▸ **Short problem**
Can you transcribe the data exactly? Leave the pictures out.

▸ **Data section**
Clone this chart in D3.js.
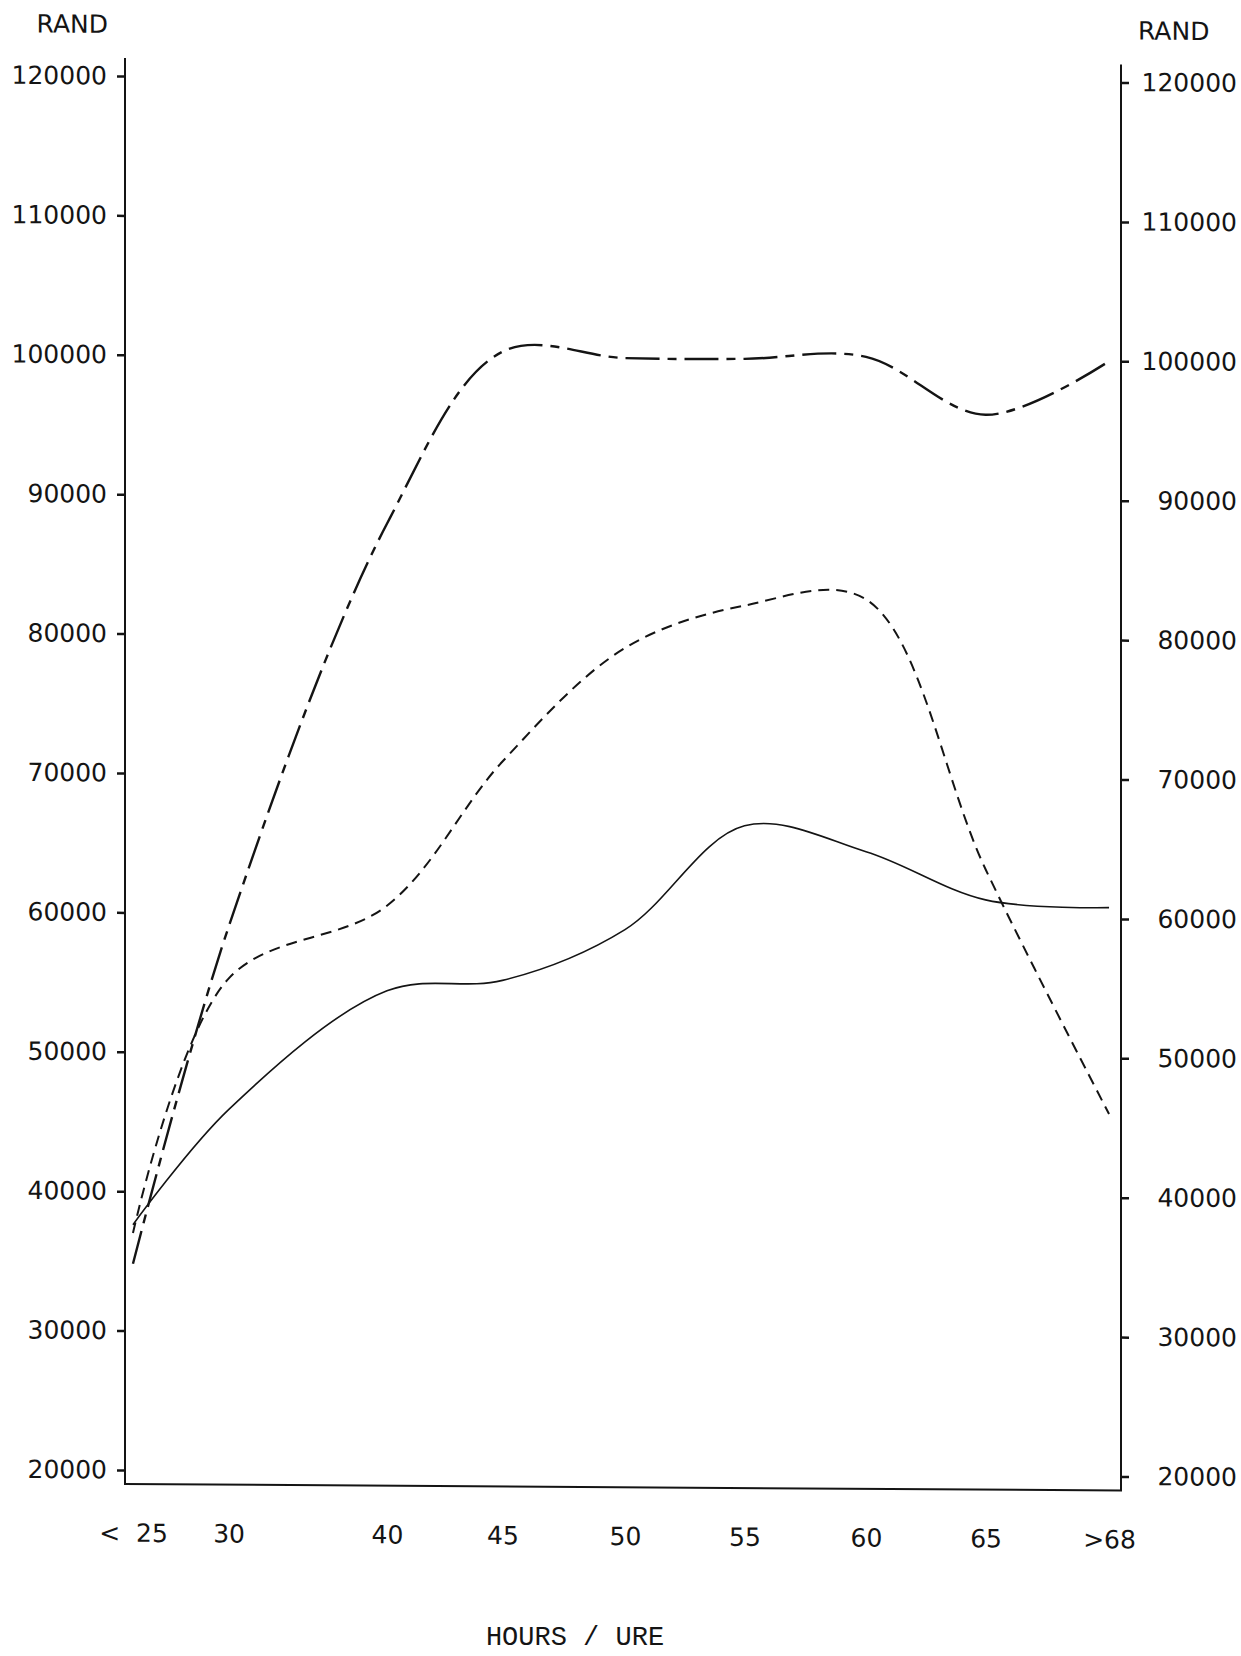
<!DOCTYPE html>
<html>
<head>
<meta charset="utf-8">
<script src="https://cdn.jsdelivr.net/npm/d3@7"></script>
<style>
    body { margin: 0; background: #fff; }
    .axis-label { font-family: "DejaVu Sans", sans-serif; font-size: 25px; fill: #141414; }
    .axis text { font-family: "DejaVu Sans", sans-serif; font-size: 25px; fill: #141414; }
    .axis line { stroke: #141414; stroke-width: 2.5; }
    .axis .domain { display: none; }
    .frame { stroke: #141414; stroke-width: 2; fill: none; }
    .series { fill: none; stroke: #141414; stroke-linecap: butt; }
    .title-x { font-family: "Liberation Mono", monospace; font-size: 27px; fill: #141414; }
</style>
</head>
<body>
<div id="chart"></div>
<script>
// hours categories (x axis)
const hourLabels = ["<  25", "30", "40", "45", "50", "55", "60", "65", ">68"];
const hours = [25, 30, 40, 45, 50, 55, 60, 65, 68];

// rand ticks (y axis)
const randTicks = [20000, 30000, 40000, 50000, 60000, 70000, 80000, 90000, 100000, 110000, 120000];

// series values
const solidValues = [37600, 45900, 54500, 55300, 59000, 66500, 64700, 61300, 60800];
const dashedValues = [37000, 55300, 60600, 71000, 79200, 82300, 82800, 63500, 46000];
const dashDotValues = [34800, 59000, 88000, 100400, 100000, 100000, 100200, 96100, 100000];

const config = {
    width: 1241,
    height: 1656,
    left: 125,
    right: 1121,
    yTop: 76,        // pixel of 120000
    yBottom: 1470,   // pixel of 20000
    axisTop: 58,
    axisBottom: 1484,
    skew: 0.374      // the scan is sheared a little: right side sits lower
};

const plotWidth = config.right - config.left;
// category positions along the plot width (not evenly spaced on the original)
const xStops = [0.008, 0.104, 0.263, 0.379, 0.502, 0.622, 0.744, 0.864, 0.988];

const x = d3.scaleLinear()
    .domain(hours)
    .range(xStops.map(f => config.left + f * plotWidth));

const y = d3.scaleLinear()
    .domain([20000, 120000])
    .range([config.yBottom, config.yTop]);

const svg = d3.select("#chart").append("svg")
    .attr("width", config.width)
    .attr("height", config.height);

svg.append("rect")
    .attr("width", config.width)
    .attr("height", config.height)
    .attr("fill", "#fff");

const g = svg.append("g")
    .attr("transform", `translate(${config.left},0) skewY(${config.skew}) translate(${-config.left},0)`);

// axis lines
g.append("line").attr("class", "frame")
    .attr("x1", config.left).attr("x2", config.left)
    .attr("y1", config.axisTop).attr("y2", config.axisBottom);
g.append("line").attr("class", "frame")
    .attr("x1", config.right).attr("x2", config.right)
    .attr("y1", config.axisTop).attr("y2", config.axisBottom);
g.append("line").attr("class", "frame")
    .attr("x1", config.left - 1).attr("x2", config.right + 1)
    .attr("y1", config.axisBottom).attr("y2", config.axisBottom);

// left axis
const yAxisLeft = d3.axisLeft(y)
    .tickValues(randTicks)
    .tickSize(8)
    .tickPadding(10)
    .tickFormat(d3.format("d"));

g.append("g")
    .attr("class", "axis y-left")
    .attr("transform", `translate(${config.left},0)`)
    .call(yAxisLeft);

// right axis, labels right aligned at the page edge
const yAxisRight = d3.axisRight(y)
    .tickValues(randTicks)
    .tickSize(8)
    .tickFormat(d3.format("d"));

g.append("g")
    .attr("class", "axis y-right")
    .attr("transform", `translate(${config.right},0)`)
    .call(yAxisRight)
    .selectAll("text")
    .attr("text-anchor", "end")
    .attr("x", 116);

// bottom axis: labels only
const xAxis = d3.axisBottom(x)
    .tickValues(hours)
    .tickSize(0)
    .tickPadding(40)
    .tickFormat((d, i) => hourLabels[i]);

g.append("g")
    .attr("class", "axis x-axis")
    .attr("transform", `translate(0,${config.axisBottom})`)
    .call(xAxis)
    .selectAll("text")
    .style("white-space", "pre");

// unit labels
g.append("text").attr("class", "axis-label")
    .attr("x", 108).attr("y", 33)
    .attr("text-anchor", "end")
    .text("RAND");
g.append("text").attr("class", "axis-label")
    .attr("x", 1138).attr("y", 33)
    .text("RAND");

svg.append("text").attr("class", "title-x")
    .attr("x", 575).attr("y", 1645)
    .attr("text-anchor", "middle")
    .text("HOURS / URE");

// lines
const line = d3.line()
    .x((d, i) => x(hours[i]))
    .y(d => y(d))
    .curve(d3.curveCatmullRom.alpha(0.5));

g.append("path")
    .datum(solidValues)
    .attr("class", "series solid")
    .attr("stroke-width", 1.6)
    .attr("d", line);

g.append("path")
    .datum(dashedValues)
    .attr("class", "series dashed")
    .attr("stroke-width", 2)
    .attr("stroke-dasharray", "11,7")
    .attr("d", line);

g.append("path")
    .datum(dashDotValues)
    .attr("class", "series dashdot")
    .attr("stroke-width", 2.4)
    .attr("stroke-dasharray", "34,8,9,8")
    .attr("d", line);
</script>
</body>
</html>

▸ **Expected output**
Clone this chart in D3.js.
<!DOCTYPE html>
<html>
<head>
<meta charset="utf-8">
<script src="https://cdn.jsdelivr.net/npm/d3@7"></script>
<style>
    body { margin: 0; background: #fff; }
    .axis-label { font-family: "DejaVu Sans", sans-serif; font-size: 25px; fill: #141414; }
    .axis text { font-family: "DejaVu Sans", sans-serif; font-size: 25px; fill: #141414; }
    .axis line { stroke: #141414; stroke-width: 2.5; }
    .axis .domain { display: none; }
    .frame { stroke: #141414; stroke-width: 2; fill: none; }
    .series { fill: none; stroke: #141414; stroke-linecap: butt; }
    .title-x { font-family: "Liberation Mono", monospace; font-size: 27px; fill: #141414; }
</style>
</head>
<body>
<div id="chart"></div>
<script>
// hours categories (x axis)
const hourLabels = ["<  25", "30", "40", "45", "50", "55", "60", "65", ">68"];
const hours = [25, 30, 40, 45, 50, 55, 60, 65, 68];

// rand ticks (y axis)
const randTicks = [20000, 30000, 40000, 50000, 60000, 70000, 80000, 90000, 100000, 110000, 120000];

// series values
const solidValues = [37600, 45900, 54500, 55300, 59000, 66500, 64700, 61300, 60800];
const dashedValues = [37000, 55300, 60600, 71000, 79200, 82300, 82800, 63500, 46000];
const dashDotValues = [34800, 59000, 88000, 100400, 100000, 100000, 100200, 96100, 100000];

const config = {
    width: 1241,
    height: 1656,
    left: 125,
    right: 1121,
    yTop: 76,        // pixel of 120000
    yBottom: 1470,   // pixel of 20000
    axisTop: 58,
    axisBottom: 1484,
    skew: 0.374      // the scan is sheared a little: right side sits lower
};

const plotWidth = config.right - config.left;
// category positions along the plot width (not evenly spaced on the original)
const xStops = [0.008, 0.104, 0.263, 0.379, 0.502, 0.622, 0.744, 0.864, 0.988];

const x = d3.scaleLinear()
    .domain(hours)
    .range(xStops.map(f => config.left + f * plotWidth));

const y = d3.scaleLinear()
    .domain([20000, 120000])
    .range([config.yBottom, config.yTop]);

const svg = d3.select("#chart").append("svg")
    .attr("width", config.width)
    .attr("height", config.height);

svg.append("rect")
    .attr("width", config.width)
    .attr("height", config.height)
    .attr("fill", "#fff");

const g = svg.append("g")
    .attr("transform", `translate(${config.left},0) skewY(${config.skew}) translate(${-config.left},0)`);

// axis lines
g.append("line").attr("class", "frame")
    .attr("x1", config.left).attr("x2", config.left)
    .attr("y1", config.axisTop).attr("y2", config.axisBottom);
g.append("line").attr("class", "frame")
    .attr("x1", config.right).attr("x2", config.right)
    .attr("y1", config.axisTop).attr("y2", config.axisBottom);
g.append("line").attr("class", "frame")
    .attr("x1", config.left - 1).attr("x2", config.right + 1)
    .attr("y1", config.axisBottom).attr("y2", config.axisBottom);

// left axis
const yAxisLeft = d3.axisLeft(y)
    .tickValues(randTicks)
    .tickSize(8)
    .tickPadding(10)
    .tickFormat(d3.format("d"));

g.append("g")
    .attr("class", "axis y-left")
    .attr("transform", `translate(${config.left},0)`)
    .call(yAxisLeft);

// right axis, labels right aligned at the page edge
const yAxisRight = d3.axisRight(y)
    .tickValues(randTicks)
    .tickSize(8)
    .tickFormat(d3.format("d"));

g.append("g")
    .attr("class", "axis y-right")
    .attr("transform", `translate(${config.right},0)`)
    .call(yAxisRight)
    .selectAll("text")
    .attr("text-anchor", "end")
    .attr("x", 116);

// bottom axis: labels only
const xAxis = d3.axisBottom(x)
    .tickValues(hours)
    .tickSize(0)
    .tickPadding(40)
    .tickFormat((d, i) => hourLabels[i]);

g.append("g")
    .attr("class", "axis x-axis")
    .attr("transform", `translate(0,${config.axisBottom})`)
    .call(xAxis)
    .selectAll("text")
    .style("white-space", "pre");

// unit labels
g.append("text").attr("class", "axis-label")
    .attr("x", 108).attr("y", 33)
    .attr("text-anchor", "end")
    .text("RAND");
g.append("text").attr("class", "axis-label")
    .attr("x", 1138).attr("y", 33)
    .text("RAND");

svg.append("text").attr("class", "title-x")
    .attr("x", 575).attr("y", 1645)
    .attr("text-anchor", "middle")
    .text("HOURS / URE");

// lines
const line = d3.line()
    .x((d, i) => x(hours[i]))
    .y(d => y(d))
    .curve(d3.curveCatmullRom.alpha(0.5));

g.append("path")
    .datum(solidValues)
    .attr("class", "series solid")
    .attr("stroke-width", 1.6)
    .attr("d", line);

g.append("path")
    .datum(dashedValues)
    .attr("class", "series dashed")
    .attr("stroke-width", 2)
    .attr("stroke-dasharray", "11,7")
    .attr("d", line);

g.append("path")
    .datum(dashDotValues)
    .attr("class", "series dashdot")
    .attr("stroke-width", 2.4)
    .attr("stroke-dasharray", "34,8,9,8")
    .attr("d", line);
</script>
</body>
</html>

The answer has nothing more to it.